We picked up a friend and got to the trail just in time for us to run a mile warmup and for me to eat a Gu.  I was feeling sluggish and heavy, but I that is not normally a determining factor in terms of speedwork or tempo runs, so I didn’t pay attention.

It was a small event, maybe just over 50 people total; runners, walkers, and bikers.  We didn’t have numbers and for a moment at the start, I don’t think we had a clear sense of where we were going!

I took off in what I hoped was the right direction and was joined by a 52 year old man who we will call V.  I owe the fact that I crossed the finish line completely to him, which is a little embarrassing.  He could easily have finished between 36 and 38 minutes, but chose to run with me because what was the point finishing way in front of everyone else?  He stuck with me the whole time, which was good, because it pushed me when I felt like crap but bad because I am not used to trying to converse while running hard!

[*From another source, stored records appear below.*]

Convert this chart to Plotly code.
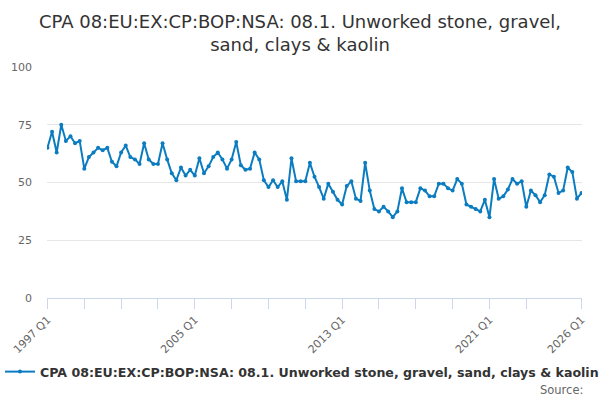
import plotly.graph_objects as go

# quarterly series, 1997 Q1 .. 2026 Q1
start_year = 1997
values = [65, 72, 63, 75, 68, 70, 67, 68, 56, 61, 63, 65, 64, 65, 59, 57,
          63, 66, 61, 60, 58, 67, 60, 58, 58, 67, 60, 54, 51, 56.5, 53, 55.5,
          53, 60.5, 54, 57, 61, 63, 60, 56, 60, 67.5, 57.5, 55.5, 56, 63,
          60, 51, 48, 51, 48, 50.5, 42.5, 60.5, 50.5, 50.5, 50.5, 58.5, 52.5, 48,
          43, 49.5, 46, 42.5, 40.5, 48.5, 50.5, 43, 42, 58.5, 46.5, 38.5,
          37.5, 39.5, 37.5, 35, 37.5, 47.5, 41.5, 41.5, 41.5, 47.5, 46.5, 44,
          44, 49.5, 49.5, 47.5, 46.5, 51.5, 49.5, 40.5, 39.5, 38.5, 37.5, 42.5,
          35, 51.5, 43, 44, 47, 51.5, 49.5, 50.5, 39.5, 46.5, 44.5, 41.5,
          44.5, 53.5, 52.5, 45.5, 46.5, 56.5, 54.5, 43, 45.5]
quarters = ["%d Q%d" % (start_year + i // 4, i % 4 + 1) for i in range(len(values))]

series_name = "CPA 08:EU:EX:CP:BOP:NSA: 08.1. Unworked stone, gravel, sand, clays & kaolin"
title_text = "CPA 08:EU:EX:CP:BOP:NSA: 08.1. Unworked stone, gravel,<br>sand, clays & kaolin"
labelled = ["1997 Q1", "2005 Q1", "2013 Q1", "2021 Q1", "2026 Q1"]
y_ticks = [0, 25, 50, 75, 100]

# tick marks every two years, plus the last quarter
tick_vals = quarters[0:105:8] + [quarters[-1]]
tick_text = [q if q in labelled else "" for q in tick_vals]

fig = go.Figure()
fig.add_trace(go.Scatter(x=quarters, y=values, name=series_name,
                         mode="lines+markers",
                         line=dict(color="#0b7cc0", width=2),
                         marker=dict(color="#0b7cc0", size=4)))

fig.update_layout(
    width=600, height=400,
    margin=dict(l=47, r=18, t=67, b=102),
    paper_bgcolor="white", plot_bgcolor="white",
    font=dict(family="DejaVu Sans", color="#333333"),
    title=dict(text=title_text, x=0.5, xanchor="center", y=0.93, yanchor="top",
               font=dict(size=18, color="#333333")),
    showlegend=True,
    legend=dict(orientation="h", x=0.49, xanchor="center", y=-0.32, yanchor="middle",
                font=dict(size=12.6, color="#333333", weight="bold"),
                itemwidth=30),
    xaxis=dict(type="category", tickmode="array", tickvals=tick_vals, ticktext=tick_text,
               tickangle=-45, tickfont=dict(size=11, color="#666666"),
               showgrid=False, showline=True, linecolor="#ccd6eb", linewidth=1,
               ticks="outside", ticklen=10, tickcolor="#ccd6eb",
               range=[-0.1, len(values) - 0.9], zeroline=False),
    yaxis=dict(range=[0, 100], tickvals=y_ticks, tickfont=dict(size=11, color="#666666"),
               gridcolor="#e6e6e6", zeroline=False, showline=False, ticks="",
               ticklabelstandoff=14),
)

fig.add_annotation(text="Source:", xref="paper", yref="paper", x=1.005, y=-0.4,
                   xanchor="right", yanchor="middle", showarrow=False,
                   font=dict(size=11.5, color="#666666"))

# drop the page's default body margin so the 600x400 figure fills the window
fig.write_html("out.html", config={"displayModeBar": False},
               post_script="document.body.style.margin='0px';")
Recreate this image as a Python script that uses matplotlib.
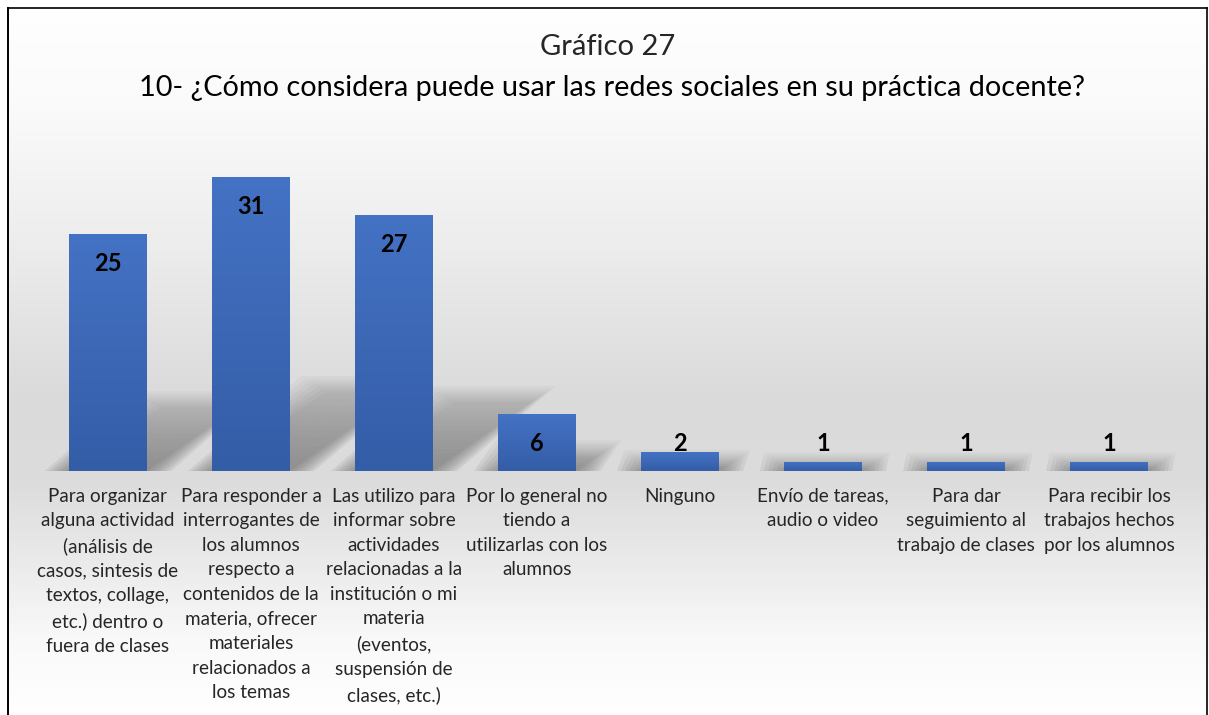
import numpy as np
import matplotlib
matplotlib.use("Agg")
import matplotlib.pyplot as plt
from matplotlib.patches import Polygon
from matplotlib.lines import Line2D

plt.rcParams['font.family'] = ['Lato', 'DejaVu Sans']

titulo = "Gráfico 27"
pregunta = "10- ¿Cómo considera puede usar las redes sociales en su práctica docente?"

categorias = [
    "Para organizar\nalguna actividad\n(análisis de\ncasos, sintesis de\ntextos, collage,\netc.) dentro o\nfuera de clases",
    "Para responder a\ninterrogantes de\nlos alumnos\nrespecto a\ncontenidos de la\nmateria, ofrecer\nmateriales\nrelacionados a\nlos temas",
    "Las utilizo para\ninformar sobre\nactividades\nrelacionadas a la\ninstitución o mi\nmateria\n(eventos,\nsuspensión de\nclases, etc.)",
    "Por lo general no\ntiendo a\nutilizarlas con los\nalumnos",
    "Ninguno",
    "Envío de tareas,\naudio o video",
    "Para dar\nseguimiento al\ntrabajo de clases",
    "Para recibir los\ntrabajos hechos\npor los alumnos",
]
valores = [25, 31, 27, 6, 2, 1, 1, 1]

W, H = 1209, 715
fig = plt.figure(figsize=(W / 100, H / 100), dpi=100)

# fondo con degradado vertical
bg = fig.add_axes([0, 0, 1, 1], zorder=-10)
bg.axis('off')
stops_y = [0, 110, 250, 400, 480, 560, 640, 715]
stops_c = [255, 250, 236, 218, 220, 234, 249, 255]
yy = np.arange(H)
g = np.interp(yy, stops_y, stops_c) / 255.0
img = np.repeat(g[:, None], 4, axis=1)
img = np.dstack([img, img, img])
bg.imshow(img, extent=[0, W, H, 0], aspect='auto')
bg.fill_between([0, W], 0, 8, color='white')
bg.fill_between([0, 8], 0, H, color='white')
bg.set_xlim(0, W)
bg.set_ylim(H, 0)

# marco
fig.add_artist(Line2D([8 / W, 8 / W], [0, 1 - 8 / H], color='black', lw=1.4, transform=fig.transFigure))
fig.add_artist(Line2D([8 / W, 1207 / W], [1 - 8 / H, 1 - 8 / H], color='black', lw=1.2, transform=fig.transFigure))
fig.add_artist(Line2D([1207 / W, 1207 / W], [0, 1 - 8 / H], color='black', lw=1.2, transform=fig.transFigure))

fig.text(608 / W, 1 - 47 / H, titulo, ha='center', va='center', fontsize=21, color='#262626')
fig.text(612 / W, 1 - 88 / H, pregunta, ha='center', va='center', fontsize=20.8, color='black')

ax = fig.add_axes([36.5 / W, (H - 471) / H, 1144 / W, (35 * 9.48) / H])
ax.patch.set_alpha(0)
for s in ax.spines.values():
    s.set_visible(False)

x = np.arange(len(valores))
bars = ax.bar(x, valores, width=0.545, color='#3d68b8', zorder=3)

# degradado de las barras y sombras
grad = np.linspace(0, 1, 100)[:, None]
top_c = np.array([68, 114, 196]) / 255
bot_c = np.array([52, 93, 167]) / 255
bar_img = top_c[None, None, :] * (1 - grad[:, :, None]) + bot_c[None, None, :] * grad[:, :, None]
for b, v in zip(bars, valores):
    x0, w = b.get_x(), b.get_width()
    im = ax.imshow(bar_img, extent=[x0, x0 + w, 0, v], aspect='auto', zorder=3.5)
    im.set_clip_path(b)
    # sombra en perspectiva (capas para simular desenfoque)
    h = 0.27 * v
    sx = 0.095 * h
    for k in range(7):
        e = 0.028 * k
        ey = 0.28 * k
        poly = Polygon([(x0 - e, 0), (x0 + w + e, 0), (x0 + w + sx + e, h + ey), (x0 + sx - e, h + ey)],
                       closed=True, facecolor='none', edgecolor='none')
        ax.add_patch(poly)
        sh = np.zeros((100, 1, 4))
        sh[:, :, :3] = 0.4
        sh[:, 0, 3] = 0.13 * np.linspace(0.2, 1, 100) ** 0.7
        sim = ax.imshow(sh, extent=[x0 - e, x0 + w + sx + e, 0, h + ey], aspect='auto', zorder=2)
        sim.set_clip_path(poly)

for xi, v in zip(x, valores):
    ax.text(xi, max(v - 3.06, 2.94), str(v), ha='center', va='center',
            fontsize=17, fontweight='bold', color='black', zorder=5)

ax.set_xlim(-0.5, len(valores) - 0.5)
ax.set_ylim(0, 35)
ax.set_yticks([])
ax.set_xticks(x)
ax.set_xticklabels(categorias, fontsize=13.6, color='#262626', linespacing=1.54, va='top')
ax.tick_params(axis='x', length=0, pad=12)

fig.savefig("out.png", dpi=100)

Finished the first mile in 6:41, feeling so tired.  The next mile dropped to 6:54.  After that we stayed in the 6:40’s and I mostly stopped talking and ran behind V.  I wanted nothing more than to give up.  I wanted to sit down on the trail and cry.  Somewhere in there the mile times all blurred together.  None of them were fast enough or what I wanted.  I kept telling myself kind and positive things during the run (because at that point berating myself for being a sucky runner was really not going to help anyone), but overall it was a hard, draining, exhausting run.  I felt like I had nothing to draw on from the beginning and the running never felt good; not at the start and certainly not at the end.  It felt so bad to try to run fast that I actually took a pregnancy test the next day because I felt exactly like I did when I tried to do speedwork right after getting pregnant last time.  No cop out for me there, unfortunately.  I just had a slow and tiring run.

When V and I crossed the finish line (he let me go first, so I guess technically I “won”?) I had the overwhelming urge to throw up, which generally indicates that I ran hard.  I did my best to be happy and perky and attribute my finishing in 42 minutes to V (which was completely true).  Then we ran back to collect my husband who was walking with the stroller after hurting his leg.  After leaving, I brought my total mileage up to 10 for the day by running in the neighborhood a bit more so I would feel like I at least got a sort of long run in.

I hope that this 10K will become and annual event and that more people will come next time around.  Numbers would have been a good plan, so that cars driving by would have some idea that there was an organized event happening.  Also, some of the runners took a wrong turn off the trail and had to back track, so more volunteers and markers would be a good idea in the future as well.

So an average 6:46 pace for 6.2 miles.  In perspective, that is so much better than my times from several years ago, but as always, there is room for improvement!